A total of 49 full-time equivalent jobs are being eliminated, including seven teachers. As part of the deficit reduction plan, all of the 16 paraprofessionals who work in Kindergarten classes will be eliminated. Just a few years ago, the schools eliminated teachers’ aides in First Grade. The Birmingham school district has cut a total of $13.5 million over the past five years.
* Brighton Area Schools, located west of Detroit in Livingston County, have about 7,200 students in K-12 public schools. The district projects a $2.1 million deficit for next year. If the district tried to eliminate a deficit of this size with teacher layoffs alone, 35 teachers would lose their jobs.
* Pellston Public Schools, in the state’s northern lower peninsula, have eliminated four teaching positions and increased high school class periods from six to seven. Littlefield School district must come up with $400,000 to cover its deficit, and has already laid-off teachers. The two Emmet County school districts have a total enrollment of about 730 and 380 students, respectively.

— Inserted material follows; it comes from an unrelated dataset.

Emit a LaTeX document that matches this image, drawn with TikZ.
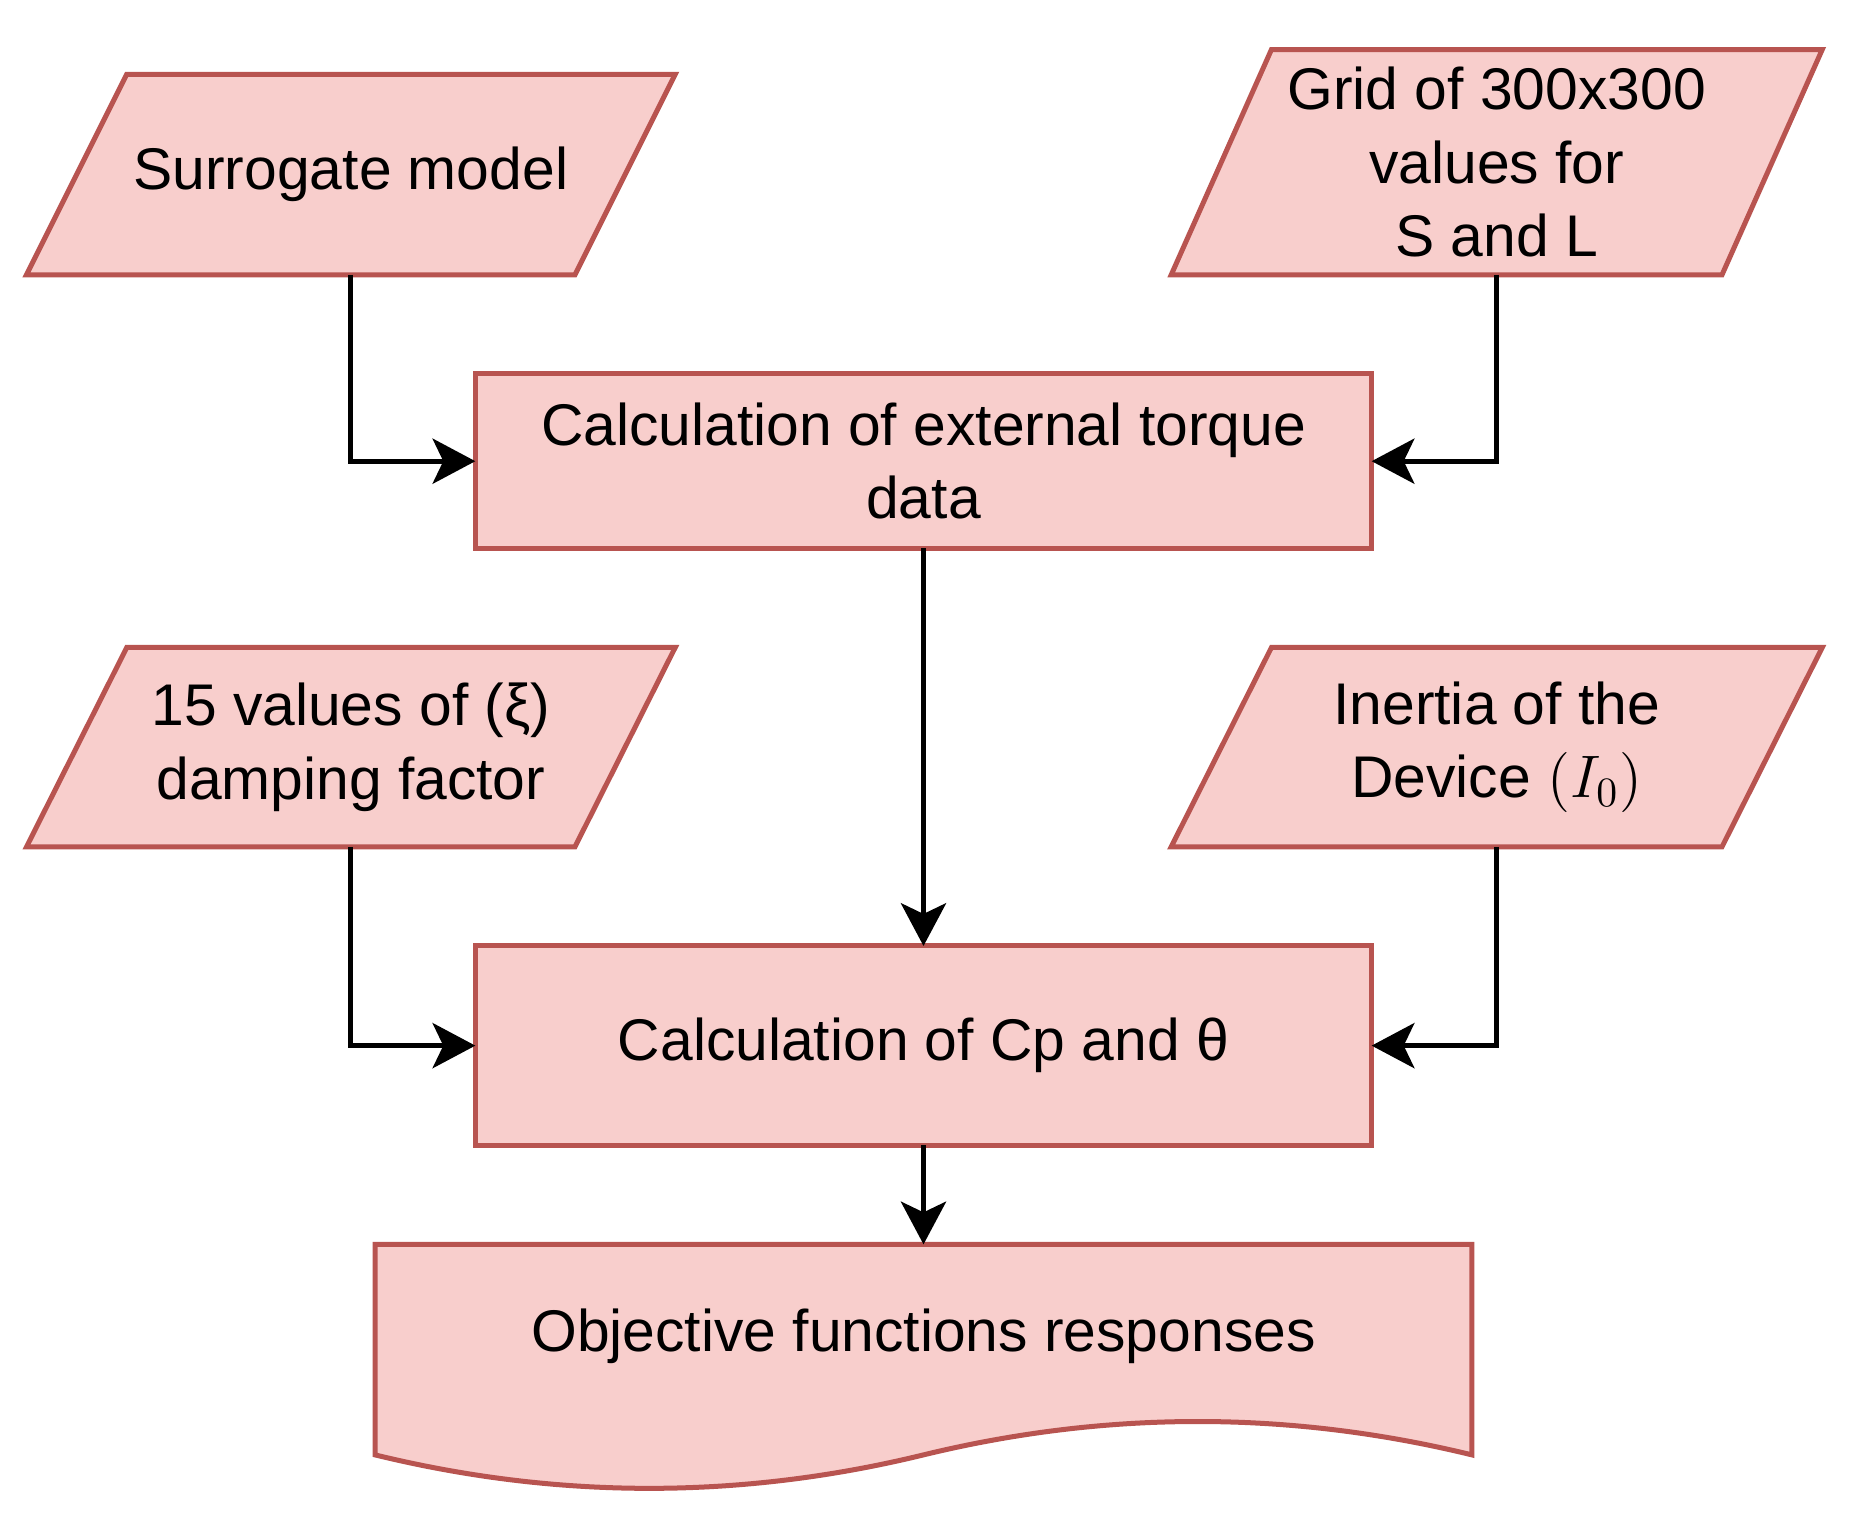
\documentclass[tikz,border=0pt]{standalone}
\usepackage{fontspec}
\setmainfont{Liberation Sans}
\usepackage{tikz}
\usetikzlibrary{arrows.meta}
\usetikzlibrary{calc}
\usetikzlibrary{positioning}
\usetikzlibrary{backgrounds}

\definecolor{boxfill}{HTML}{F8CECC}
\definecolor{boxline}{HTML}{B85450}

\tikzset{
  boxtext/.style={align=center, font=\fontsize{14.1}{17.6}\selectfont,
    inner sep=0pt, outer sep=0pt},
  boxline/.style={draw=boxline, fill=boxfill, line width=1.2pt},
  inp/.style={boxtext, rectangle, minimum width=5.467cm, minimum height=1.69cm},
  proc/.style={boxtext, boxline, rectangle, minimum width=7.554cm},
  flow/.style={line width=1.2pt, -{Stealth[length=3.6mm, width=3.8mm, inset=0.9mm]}}
}

\begin{document}
\begin{tikzpicture}
  \useasboundingbox (0,0) rectangle (15.6,-12.8);

  % inputs
  \node[inp] (surr) at (2.957,-1.471) {Surrogate model};
  \node[inp, minimum width=5.487cm, minimum height=1.899cm] (grid) at (12.614,-1.367)
    {Grid of 300x300\\values for\\S and L};
  \node[inp, minimum height=1.68cm] (damp) at (2.957,-6.297)
    {15 values of (ξ)\\damping factor};
  \node[inp, minimum width=5.487cm, minimum height=1.68cm] (inert) at (12.614,-6.297)
    {Inertia of the\\Device $(I_0)$};

  % process column
  \node[proc, minimum height=1.471cm] (torque) at (7.783,-3.887)
    {Calculation of external torque\\data};
  \node[proc, minimum height=1.68cm, below=3.35cm of torque] (cpth)
    {Calculation of Cp and θ};
  \node[boxtext, minimum width=9.244cm, minimum height=1.55cm, below=0.835cm of cpth] (resp)
    {Objective functions responses};

  % slanted input frames and document outline
  \begin{scope}[on background layer]
    \foreach \n in {surr,grid,damp,inert}
      \draw[boxline] ([xshift=0.845cm]\n.north west) -- (\n.north east)
        -- ([xshift=-0.845cm]\n.south east) -- (\n.south west) -- cycle;
    \coordinate (d) at (resp.north west);
    \draw[boxline] (d) -- ($(d)+(9.244,0)$) -- ($(d)+(9.244,-1.774)$)
      .. controls ($(d)+(7.704,-1.399)$) and ($(d)+(6.163,-1.399)$) .. ($(d)+(4.622,-1.774)$)
      .. controls ($(d)+(3.081,-2.15)$) and ($(d)+(1.541,-2.15)$) .. ($(d)+(0,-1.774)$)
      -- cycle;
  \end{scope}

  \draw[flow] (surr.south) |- (torque.west);
  \draw[flow] (grid.south) |- (torque.east);
  \draw[flow] (torque) -- (cpth);
  \draw[flow] (damp.south) |- (cpth.west);
  \draw[flow] (inert.south) |- (cpth.east);
  \draw[flow] (cpth) -- (resp);
\end{tikzpicture}
\end{document}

* The Meridian Board of Education approved $735,889 in budget cuts for the 2007-2008 school year at last Monday’s regular meeting, eliminating seven-and-a-half teaching positions, and other cuts, to be rescinded if enough teachers accept an incentive to retire. There are about 1,500 students in this Midland County school district.
* The Charlevoix district, with about 1,300 students, reports a $1.1 million deficit, with rising personnel, retirement and healthcare costs and a decline in enrollment of 60 students for next year.
* Jackson County school district, with nearly 2,500 students, faces a predicted $1.4 million budget deficit next year. Northwest High School may lose up to 15 teachers.
Even the few school districts with some savings are expecting no help in the coming years, and are attempting to impose drastic cuts on workers, pointing to Granholm’s threat. In the South Redford school district near Detroit, for example, officials are planning to reduce spending to cover a projected deficit of $1.4 million for next year. A new contract with custodians, transportation workers and maintenance staff reduces their pay next year by up to $3 an hour and adds health insurance premiums, saving the district $400,000. School officials are subcontracting substitute teachers and raising pay-to-play fees for student athletes. Other money will come from the district’s rainy day fund of $3.6 million.